Four Italian troops were killed and a fifth seriously injured in an insurgent attack yesterday in western Afghanistan, NATO and the Italian Defense Ministry said.
The soldiers were ambushed as they returned from a mission in the Gulistan valley in Farah Province, General Massimo Fogari, head of the press service of the defense chief of staff told the television network Tg 24.
They were escorting a convoy of 70 civilian trucks and traveling in an armored car, which took the full force of the explosion of a powerful homemade bomb, the Italian news agency ANSA said.
PHOTO: EPA
“After the blast, the convoy came under fire until the attackers were forced to flee” by the military retaliating, Fogari said.
The wounded soldier was evacuated by helicopter and said to be conscious despite suffering multiple injuries.

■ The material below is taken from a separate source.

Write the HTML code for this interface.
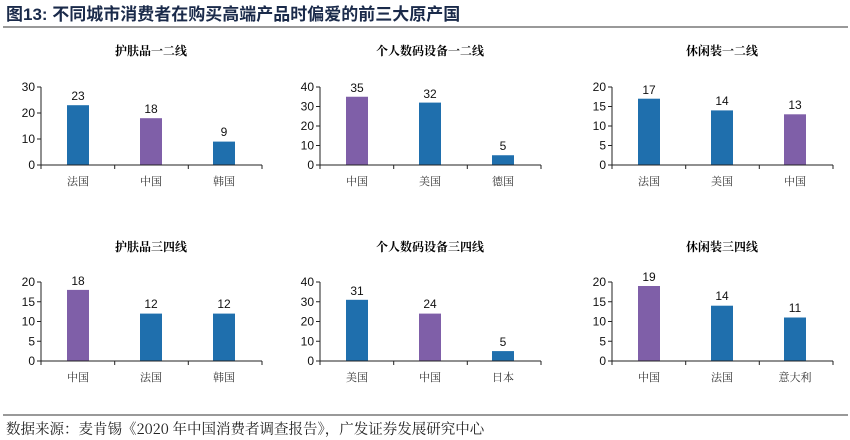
<!DOCTYPE html>
<html><head><meta charset="utf-8"><style>
body{margin:0;background:#fff;width:850px;height:440px;overflow:hidden}
svg{display:block}
text{font-family:"Liberation Sans","Noto Sans CJK SC",sans-serif}
.cn{font-family:"Noto Serif CJK SC","Noto Sans CJK SC",serif}
.t{font-size:12px;font-weight:bold;text-anchor:middle}
.v{font-size:12px;text-anchor:middle;fill:#111}
.y{font-size:12px;text-anchor:end;fill:#111}
.c{font-size:11px;text-anchor:middle;fill:#333}
</style></head><body>
<svg width="850" height="440" xmlns="http://www.w3.org/2000/svg">
<text x="6" y="20" style="font-size:17px;font-weight:bold;fill:#1a2a4a" font-family="Liberation Sans, Noto Sans CJK SC, sans-serif">图13:  不同城市消费者在购买高端产品时偏爱的前三大原产国</text>
<line x1="3" y1="27" x2="848" y2="27" stroke="#333" stroke-width="1"/>
<line x1="3" y1="415" x2="848" y2="415" stroke="#333" stroke-width="1"/>
<text x="6" y="434" class="cn" style="font-size:14.5px;fill:#222">数据来源：麦肯锡《2020 年中国消费者调查报告》，广发证券发展研究中心</text>

<g transform="translate(41,165)">
<text class="t cn" x="110" y="-110">护肤品一二线</text>
<rect x="26" y="-59.8" width="22" height="59.8" fill="#1f6fad"/>
<rect x="99" y="-46.8" width="22" height="46.8" fill="#7f5fa8"/>
<rect x="172" y="-23.4" width="22" height="23.4" fill="#1f6fad"/>
<text class="v" x="37" y="-65">23</text><text class="v" x="110" y="-52">18</text><text class="v" x="183" y="-29">9</text>
<path d="M0,-78V0H221M-4,0H0M-4,-26H0M-4,-52H0M-4,-78H0M73.7,0v4M147.3,0v4M221,0v4M0,0v4" stroke="#222" fill="none"/>
<text class="y" x="-6" y="4">0</text><text class="y" x="-6" y="-22">10</text><text class="y" x="-6" y="-48">20</text><text class="y" x="-6" y="-74">30</text>
<text class="c cn" x="37" y="20">法国</text><text class="c cn" x="110" y="20">中国</text><text class="c cn" x="183" y="20">韩国</text>
</g>

<g transform="translate(320,165)">
<text class="t cn" x="110" y="-110">个人数码设备一二线</text>
<rect x="26" y="-68.25" width="22" height="68.25" fill="#7f5fa8"/>
<rect x="99" y="-62.4" width="22" height="62.4" fill="#1f6fad"/>
<rect x="172" y="-9.75" width="22" height="9.75" fill="#1f6fad"/>
<text class="v" x="37" y="-73">35</text><text class="v" x="110" y="-67">32</text><text class="v" x="183" y="-15">5</text>
<path d="M0,-78V0H221M-4,0H0M-4,-19.5H0M-4,-39H0M-4,-58.5H0M-4,-78H0M73.7,0v4M147.3,0v4M221,0v4M0,0v4" stroke="#222" fill="none"/>
<text class="y" x="-6" y="4">0</text><text class="y" x="-6" y="-15.5">10</text><text class="y" x="-6" y="-35">20</text><text class="y" x="-6" y="-54.5">30</text><text class="y" x="-6" y="-74">40</text>
<text class="c cn" x="37" y="20">中国</text><text class="c cn" x="110" y="20">美国</text><text class="c cn" x="183" y="20">德国</text>
</g>

<g transform="translate(612,165)">
<text class="t cn" x="110" y="-110">休闲装一二线</text>
<rect x="26" y="-66.3" width="22" height="66.3" fill="#1f6fad"/>
<rect x="99" y="-54.6" width="22" height="54.6" fill="#1f6fad"/>
<rect x="172" y="-50.7" width="22" height="50.7" fill="#7f5fa8"/>
<text class="v" x="37" y="-71">17</text><text class="v" x="110" y="-60">14</text><text class="v" x="183" y="-56">13</text>
<path d="M0,-78V0H221M-4,0H0M-4,-19.5H0M-4,-39H0M-4,-58.5H0M-4,-78H0M73.7,0v4M147.3,0v4M221,0v4M0,0v4" stroke="#222" fill="none"/>
<text class="y" x="-6" y="4">0</text><text class="y" x="-6" y="-15.5">5</text><text class="y" x="-6" y="-35">10</text><text class="y" x="-6" y="-54.5">15</text><text class="y" x="-6" y="-74">20</text>
<text class="c cn" x="37" y="20">法国</text><text class="c cn" x="110" y="20">美国</text><text class="c cn" x="183" y="20">中国</text>
</g>

<g transform="translate(41,361)">
<text class="t cn" x="110" y="-110">护肤品三四线</text>
<rect x="26" y="-71.1" width="22" height="71.1" fill="#7f5fa8"/>
<rect x="99" y="-47.4" width="22" height="47.4" fill="#1f6fad"/>
<rect x="172" y="-47.4" width="22" height="47.4" fill="#1f6fad"/>
<text class="v" x="37" y="-76">18</text><text class="v" x="110" y="-53">12</text><text class="v" x="183" y="-53">12</text>
<path d="M0,-79V0H221M-4,0H0M-4,-19.75H0M-4,-39.5H0M-4,-59.25H0M-4,-79H0M73.7,0v4M147.3,0v4M221,0v4M0,0v4" stroke="#222" fill="none"/>
<text class="y" x="-6" y="4">0</text><text class="y" x="-6" y="-15.75">5</text><text class="y" x="-6" y="-35.5">10</text><text class="y" x="-6" y="-55.25">15</text><text class="y" x="-6" y="-75">20</text>
<text class="c cn" x="37" y="20">中国</text><text class="c cn" x="110" y="20">法国</text><text class="c cn" x="183" y="20">韩国</text>
</g>

<g transform="translate(320,361)">
<text class="t cn" x="110" y="-110">个人数码设备三四线</text>
<rect x="26" y="-61.2" width="22" height="61.2" fill="#1f6fad"/>
<rect x="99" y="-47.4" width="22" height="47.4" fill="#7f5fa8"/>
<rect x="172" y="-9.9" width="22" height="9.9" fill="#1f6fad"/>
<text class="v" x="37" y="-66">31</text><text class="v" x="110" y="-53">24</text><text class="v" x="183" y="-15">5</text>
<path d="M0,-79V0H221M-4,0H0M-4,-19.75H0M-4,-39.5H0M-4,-59.25H0M-4,-79H0M73.7,0v4M147.3,0v4M221,0v4M0,0v4" stroke="#222" fill="none"/>
<text class="y" x="-6" y="4">0</text><text class="y" x="-6" y="-15.75">10</text><text class="y" x="-6" y="-35.5">20</text><text class="y" x="-6" y="-55.25">30</text><text class="y" x="-6" y="-75">40</text>
<text class="c cn" x="37" y="20">美国</text><text class="c cn" x="110" y="20">中国</text><text class="c cn" x="183" y="20">日本</text>
</g>

<g transform="translate(612,361)">
<text class="t cn" x="110" y="-110">休闲装三四线</text>
<rect x="26" y="-75" width="22" height="75" fill="#7f5fa8"/>
<rect x="99" y="-55.3" width="22" height="55.3" fill="#1f6fad"/>
<rect x="172" y="-43.5" width="22" height="43.5" fill="#1f6fad"/>
<text class="v" x="37" y="-80">19</text><text class="v" x="110" y="-61">14</text><text class="v" x="183" y="-49">11</text>
<path d="M0,-79V0H221M-4,0H0M-4,-19.75H0M-4,-39.5H0M-4,-59.25H0M-4,-79H0M73.7,0v4M147.3,0v4M221,0v4M0,0v4" stroke="#222" fill="none"/>
<text class="y" x="-6" y="4">0</text><text class="y" x="-6" y="-15.75">5</text><text class="y" x="-6" y="-35.5">10</text><text class="y" x="-6" y="-55.25">15</text><text class="y" x="-6" y="-75">20</text>
<text class="c cn" x="37" y="20">中国</text><text class="c cn" x="110" y="20">法国</text><text class="c cn" x="183" y="20">意大利</text>
</g>
</svg>
</body></html>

The zone where the attack happened is one of three places recently allocated to the control of Italian forces.
The deaths brought the number of NATO forces killed this month to 24 and the number of Italian troops to die in Afghanistan since their deployment began in 2004 to 34.
Meanwhile, NATO and Afghan forces killed two senior Taliban leaders and two other fighters after raiding a compound in eastern Afghanistan, the military alliance said yesterday.
Mullah Hezbollah, who operated in Wardak Province, died in a gunbattle during an operation on Thursday night, NATO said. Another Taliban leader, Qari Sulayman, was also killed along with the two other insurgents in the raid.
A NATO statement said the joint force was fired upon as it approached several compounds in Chaki Wardak district. The force responded, killing the four militants.
A suspected suicide bomber killed at least 20 people on Friday — including the governor of Kunduz Province — in a powerful blast at a mosque packed with worshipers.
Thirty-five people were wounded in the brazen attack in Taluqan, capital of Takhar Province.
The bomb that targeted and killed Mohammad Omar came just days after he publicly warned of escalating threats from Taliban and foreign fighters across the north. If steps weren’t taken to counter them, Afghan and coalition forces would face “disaster,” he said.
No group claimed responsibility, but the Taliban had targeted Omar before.
Security has been deteriorating for the past two years in Kunduz and surrounding provinces — known hide-outs for the Taliban, al-Qaeda and fighters from other militant factions, including the Haqqani network, Hizb-i-Islami and the Islamic Movement of Uzbekistan.